#### [Given problem]
From the entries below, count the lines with "React". Write only the count.

#### [Record list]
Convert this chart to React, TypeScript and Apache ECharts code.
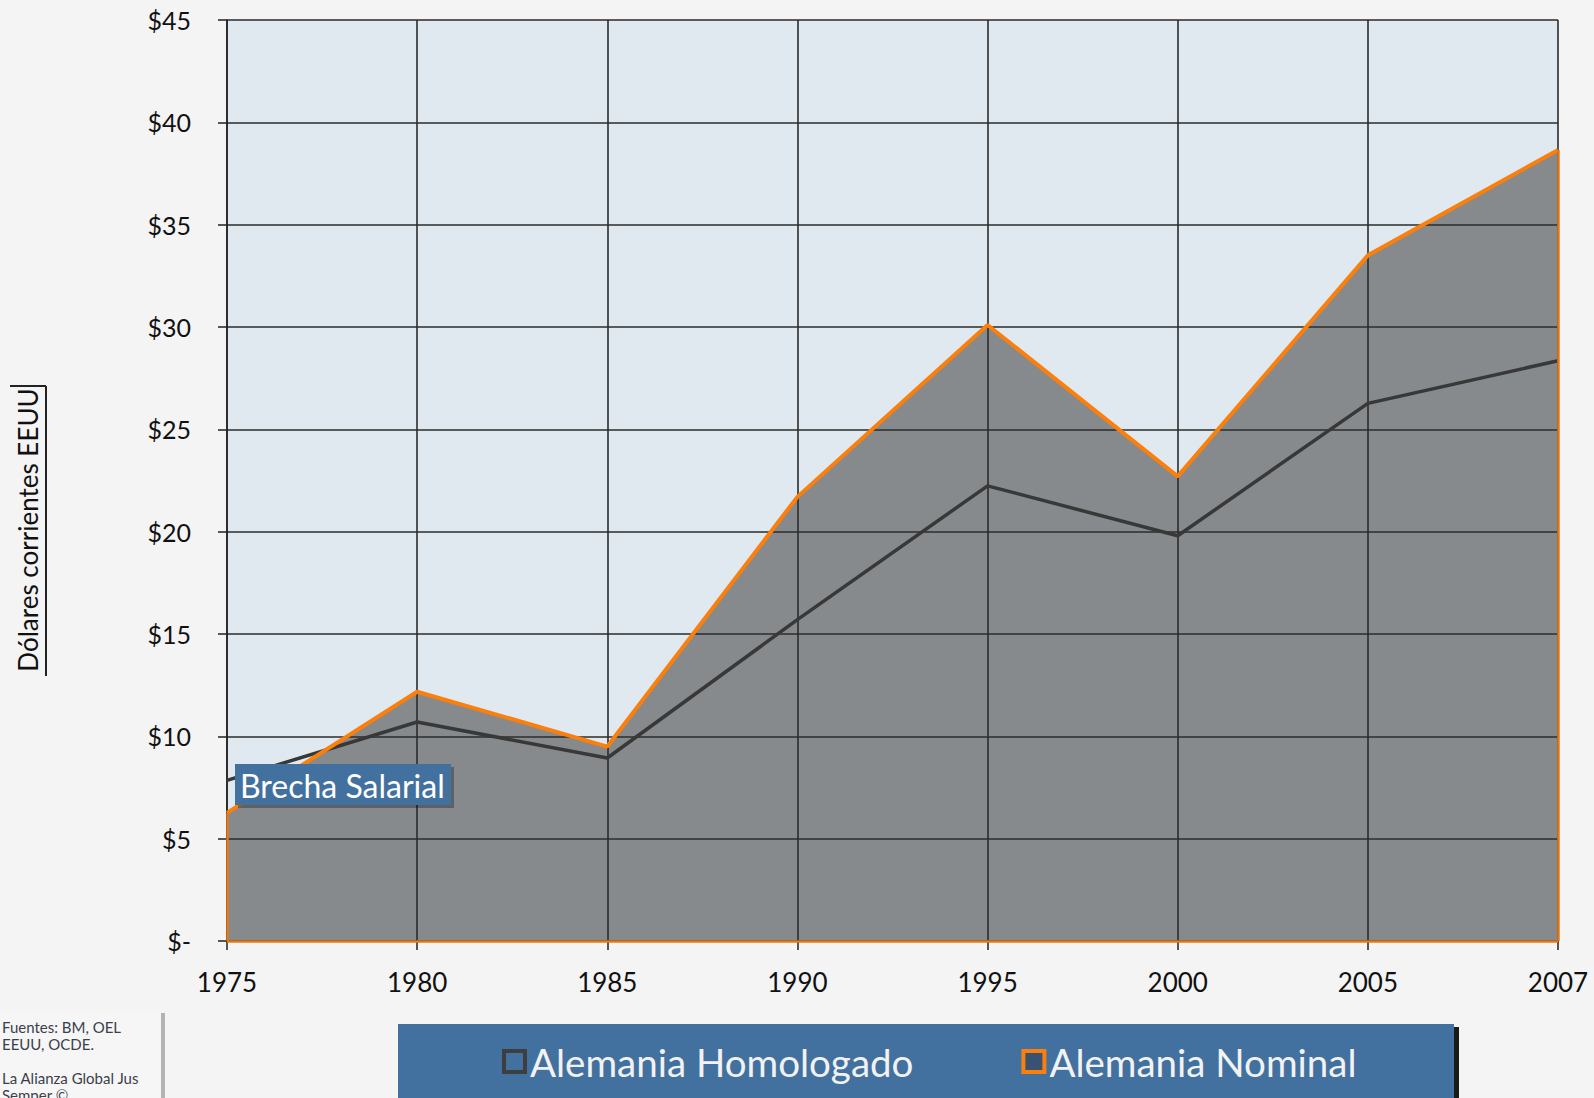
import React, { useEffect, useRef } from "react";
import * as echarts from "echarts";

const years = ["1975", "1980", "1985", "1990", "1995", "2000", "2005", "2007"];
const nominal = [6.26, 12.18, 9.5, 21.7, 30.1, 22.7, 33.5, 38.65];
const homologado = [7.85, 10.7, 8.94, 15.7, 22.24, 19.8, 26.27, 28.35];
const yTickLabels = ["$-", "$5", "$10", "$15", "$20", "$25", "$30", "$35", "$40", "$45"];
const seriesNames = ["Alemania Homologado", "Alemania Nominal"];
const yAxisTitle = "Dólares corrientes EEUU";
const gapLabel = "Brecha Salarial";
const sourceLines = ["Fuentes: BM, OEL", "EEUU, OCDE.", "", "La Alianza Global Jus", "Semper ©"];

const FONT = "Lato";
const ORANGE = "#fb7f0a";
const DARK = "#383838";
const GREY_AREA = "#878a8d";
const BLUE = "#4271a0";

export default function App() {
  const ref = useRef<HTMLDivElement>(null);
  useEffect(() => {
    document.body.style.margin = "0";
    const chart = echarts.init(ref.current!, null, { renderer: "svg" });
    const last = years.length - 1;
    chart.setOption({
      animation: false,
      backgroundColor: "#f4f4f4",
      grid: {
        left: 227,
        top: 20,
        right: 36,
        bottom: 157,
        show: true,
        backgroundColor: "#dfe9ef",
        borderWidth: 0,
      },
      xAxis: {
        type: "category",
        data: years,
        boundaryGap: false,
        z: 2,
        axisLine: { show: true, lineStyle: { color: "#222", width: 1.5 } },
        axisTick: { show: true, inside: false, length: 9, lineStyle: { color: "#222", width: 1.5 } },
        axisLabel: { color: "#111", fontFamily: FONT, fontSize: 26, margin: 28 },
        splitLine: { show: true, lineStyle: { color: "#2b2b2b", width: 1.6 } },
      },
      yAxis: {
        type: "value",
        min: 0,
        max: 45,
        interval: 5,
        z: 2,
        axisLine: { show: true, lineStyle: { color: "#222", width: 1.5 } },
        axisTick: { show: true, inside: false, length: 9, lineStyle: { color: "#222", width: 1.5 } },
        axisLabel: {
          color: "#111",
          fontFamily: FONT,
          fontSize: 25,
          margin: 36,
          formatter: (v: number) => yTickLabels[Math.round(v / 5)],
        },
        splitLine: { show: true, lineStyle: { color: "#2b2b2b", width: 1.6 } },
      },
      legend: {
        data: [
          {
            name: seriesNames[0],
            icon: "rect",
            itemStyle: { color: BLUE, borderColor: "#3e3e3e", borderWidth: 4 },
          },
          {
            name: seriesNames[1],
            icon: "rect",
            itemStyle: { color: "#3a5272", borderColor: ORANGE, borderWidth: 4 },
          },
        ],
        left: 497,
        top: 1037,
        itemWidth: 21,
        itemHeight: 21,
        itemGap: 108,
        textStyle: { color: "#f2f2f2", fontFamily: FONT, fontSize: 38.5 },
        selectedMode: false,
        z: 10,
      },
      series: [
        {
          name: seriesNames[1],
          type: "line",
          data: nominal,
          z: 1,
          symbol: "none",
          lineStyle: { width: 0, color: ORANGE },
          itemStyle: { color: ORANGE },
          areaStyle: { color: GREY_AREA, opacity: 1 },
        },
        {
          name: seriesNames[0],
          type: "line",
          data: homologado,
          z: 3,
          symbol: "none",
          lineStyle: { width: 3.5, color: DARK },
          itemStyle: { color: DARK },
        },
        {
          name: seriesNames[1],
          type: "line",
          data: nominal,
          z: 4,
          symbol: "none",
          lineStyle: { width: 4, color: ORANGE },
          itemStyle: { color: ORANGE },
          markLine: {
            silent: true,
            symbol: ["none", "none"],
            label: { show: false },
            lineStyle: { color: "#e57a18", width: 2.5, type: "solid" },
            data: [
              [{ coord: [years[0], 0] }, { coord: [years[0], nominal[0]] }],
              [{ coord: [years[last], 0] }, { coord: [years[last], nominal[last]] }],
              [{ coord: [years[0], 0] }, { coord: [years[last], 0] }],
            ],
          },
        },
      ],
      graphic: [
        // y-axis title
        {
          type: "text",
          x: 28,
          y: 530,
          rotation: Math.PI / 2,
          style: {
            text: yAxisTitle,
            fill: "#111",
            font: `26px ${FONT}`,
            align: "center",
            verticalAlign: "middle",
          },
        },
        {
          type: "line",
          shape: { x1: 46, y1: 386, x2: 46, y2: 676 },
          style: { stroke: "#222", lineWidth: 2 },
        },
        {
          type: "line",
          shape: { x1: 10, y1: 386, x2: 46, y2: 386 },
          style: { stroke: "#222", lineWidth: 2 },
        },
        // gap label
        {
          type: "rect",
          shape: { x: 238, y: 767, width: 216, height: 41 },
          style: { fill: "rgba(0,0,0,0.3)" },
          z: 20,
        },
        {
          type: "rect",
          shape: { x: 235, y: 764, width: 216, height: 41 },
          style: { fill: BLUE },
          z: 21,
        },
        {
          type: "text",
          x: 240,
          y: 785,
          z: 22,
          style: {
            text: gapLabel,
            fill: "#ffffff",
            font: `32px ${FONT}`,
            verticalAlign: "middle",
          },
        },
        // legend box
        {
          type: "rect",
          shape: { x: 402, y: 1027, width: 1057, height: 80 },
          style: { fill: "#1a1a1a" },
          z: 5,
        },
        {
          type: "rect",
          shape: { x: 398, y: 1024, width: 1056, height: 80 },
          style: { fill: BLUE },
          z: 6,
        },
        // source box
        {
          type: "rect",
          shape: { x: 0, y: 1013, width: 165, height: 90 },
          style: { fill: "#b4b4b4" },
          z: 5,
        },
        {
          type: "rect",
          shape: { x: 0, y: 1011, width: 161, height: 90 },
          style: { fill: "#f6f6f6" },
          z: 6,
        },
        {
          type: "text",
          x: 2,
          y: 1018,
          z: 7,
          style: {
            text: sourceLines.join("\n"),
            fill: "#3a3f4a",
            font: `15px ${FONT}`,
            lineHeight: 17,
          },
        },
      ],
    });
    return () => chart.dispose();
  }, []);
  return (
    <div
      ref={ref}
      style={{ position: "absolute", left: 0, top: 0, width: 1594, height: 1098 }}
    />
  );
}
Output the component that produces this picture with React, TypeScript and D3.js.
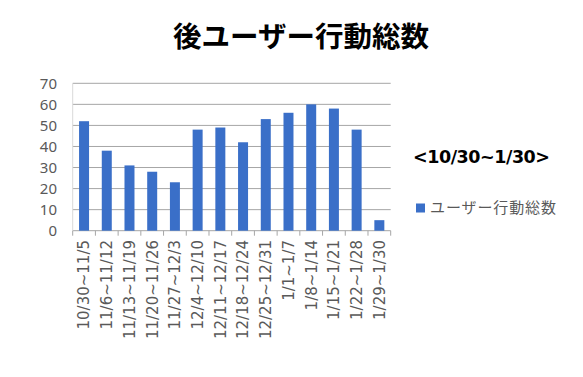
import React from "react";
import * as d3 from "d3";

const categories = [
  "10/30~11/5", "11/6~11/12", "11/13~11/19", "11/20~11/26", "11/27~12/3",
  "12/4~12/10", "12/11~12/17", "12/18~12/24", "12/25~12/31", "1/1~1/7",
  "1/8~1/14", "1/15~1/21", "1/22~1/28", "1/29~1/30",
];
const values = [52, 38, 31, 28, 23, 48, 49, 42, 53, 56, 60, 58, 48, 5];
const yTicks = [0, 10, 20, 30, 40, 50, 60, 70];
const title = "後ユーザー行動総数";
const subtitle = "<10/30~1/30>";
const seriesName = "ユーザー行動総数";

const W = 583, H = 377;
const left = 72.7, right = 390.7, top = 83.3, bottom = 230.7;
const FONT = "'Noto Sans CJK JP', 'Noto Sans', sans-serif";
const BAR = "#3A6FC8";

export default function App() {
  const x = d3.scaleBand<string>().domain(categories).range([left, right]).paddingInner(0.56).paddingOuter(0.28);
  const y = d3.scaleLinear().domain([0, 70]).range([bottom, top]);
  const step = (right - left) / categories.length;
  return (
    <svg width={W} height={H} style={{ position: "absolute", left: 0, top: 0, background: "#fff" }} fontFamily={FONT}>
      <rect width={W} height={H} fill="#fff" />
      <text x={301} y={47} textAnchor="middle" fontSize={28.5} fontWeight="bold" fill="#000">{title}</text>
      {yTicks.map((t) => (
        <g key={t}>
          <line x1={left} x2={right} y1={y(t)} y2={y(t)} stroke="#a6a6a6" strokeWidth={1} />
          <text x={57} y={y(t)} dy="0.36em" textAnchor="end" fontSize={15} fill="#595959" fontFamily="'Noto Sans', sans-serif">{t}</text>
        </g>
      ))}
      <line x1={left} x2={left} y1={top} y2={bottom} stroke="#d9d9d9" strokeWidth={1} />
      {d3.range(categories.length + 1).map((i) => (
        <line key={i} x1={left + i * step} x2={left + i * step} y1={bottom} y2={bottom + 5} stroke="#a6a6a6" strokeWidth={1} />
      ))}
      {categories.map((c, i) => (
        <rect key={c} x={x(c)} y={y(values[i])} width={x.bandwidth()} height={bottom - y(values[i])} fill={BAR} />
      ))}
      {categories.map((c) => {
        const cx = (x(c) as number) + x.bandwidth() / 2;
        return (
          <text key={c} transform={`translate(${cx},${240}) rotate(-90)`} dy="0.36em" textAnchor="end" fontSize={15} fill="#595959" fontFamily="'DejaVu Sans', sans-serif">{c}</text>
        );
      })}
      <text x={413} y={163} fontSize={17.5} fontWeight="bold" fill="#000" fontFamily="'DejaVu Sans', sans-serif" textLength={137}>{subtitle}</text>
      <rect x={416} y={203.5} width={9} height={9} fill={BAR} />
      <text x={430} y={208} dy="0.36em" fontSize={15} fill="#595959" textLength={126}>{seriesName}</text>
    </svg>
  );
}
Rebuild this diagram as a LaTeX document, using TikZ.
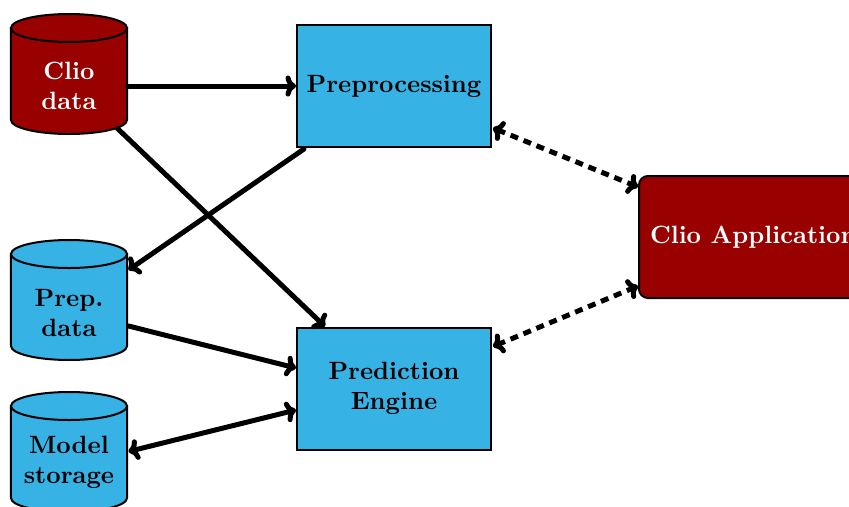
\documentclass[tikz,border=0pt]{standalone}
\usepackage{tikz}
\usetikzlibrary{arrows.meta}
\definecolor{cliored}{RGB}{153,0,0}
\definecolor{clioblue}{RGB}{54,178,228}
\tikzset{
  tip/.tip={Computer Modern Rightarrow[round,length=4.2pt,width=8.4pt]},
  conn/.style={line width=2pt,-tip,line cap=round},
  biconn/.style={line width=2pt,tip-tip,line cap=round},
  dconn/.style={line width=2pt,tip-tip,dash pattern=on 3.2pt off 2.4pt},
  procbox/.style={draw,thick,fill=clioblue,minimum width=77.6pt,minimum height=48.8pt,font=\bfseries,align=center,inner sep=0pt},
  appbox/.style={draw,thick,fill=cliored,rounded corners=3.6pt,minimum height=48.8pt,inner xsep=4.4pt,font=\bfseries,text=white},
  cyltext/.style={font=\bfseries,align=center},
  cylbound/.style={minimum width=46.4pt,minimum height=47.6pt,inner sep=0pt}
}
% #1 centre x, #2 top y, #3 colour
\newcommand{\dbdrum}[3]{%
  \filldraw[thick,fill=#3] (#1-58,#2+14) -- (#1-58,#2+106)
    arc[start angle=180,end angle=360,x radius=23.2pt,y radius=5.6pt] -- (#1+58,#2+14) -- cycle;
  \filldraw[thick,fill=#3] (#1,#2+14) ellipse[x radius=23.2pt,y radius=5.6pt];
}
\begin{document}
\begin{tikzpicture}[x=0.4pt,y=-0.4pt]
\useasboundingbox (0,0) rectangle (849,507);
\fill[white] (0,0) rectangle (849,507);
% cylinders
\dbdrum{69}{14}{cliored}
\dbdrum{69}{240}{clioblue}
\dbdrum{69}{392}{clioblue}
\node[cylbound] (cd) at (69,73.5) {};
\node[cylbound] (pd) at (69,301) {};
\node[cylbound] (ms) at (69,451.5) {};
\node[cyltext,text=white] (cdt) at (69,86) {Clio\\data};
\node[cyltext] (pdt) at (69,313) {Prep.\\data};
\node[cyltext] (mst) at (69,462) {Model\\storage};
% boxes
\node[procbox] (pre) at (394,86) {Preprocessing};
\node[procbox] (pe) at (394,388.5) {Prediction\\Engine};
\node[appbox,anchor=west] (app) at (638,237) {Clio Application};
% connectors
\draw[conn] (pre.west -| cd.east) -- (pre.west);
\draw[conn] ([shift={(-10,-5)}]cd.south east) -- ([shift={(29,0)}]pe.north west);
\draw[conn] ([shift={(8,1)}]pre.south west) -- ([shift={(1,-31)}]pd.east);
\draw[conn] ([shift={(1,25)}]pd.east) -- ([shift={(0,-20.5)}]pe.west);
\draw[biconn] ([shift={(1,0)}]ms.east) -- ([shift={(0,21.5)}]pe.west);
\draw[dconn] ([shift={(1,-20)}]pre.south east) -- ([shift={(0,12)}]app.north west);
\draw[dconn] ([shift={(1,20)}]pe.north east) -- ([shift={(0,-13)}]app.south west);
\end{tikzpicture}
\end{document}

#### [Completed task]
4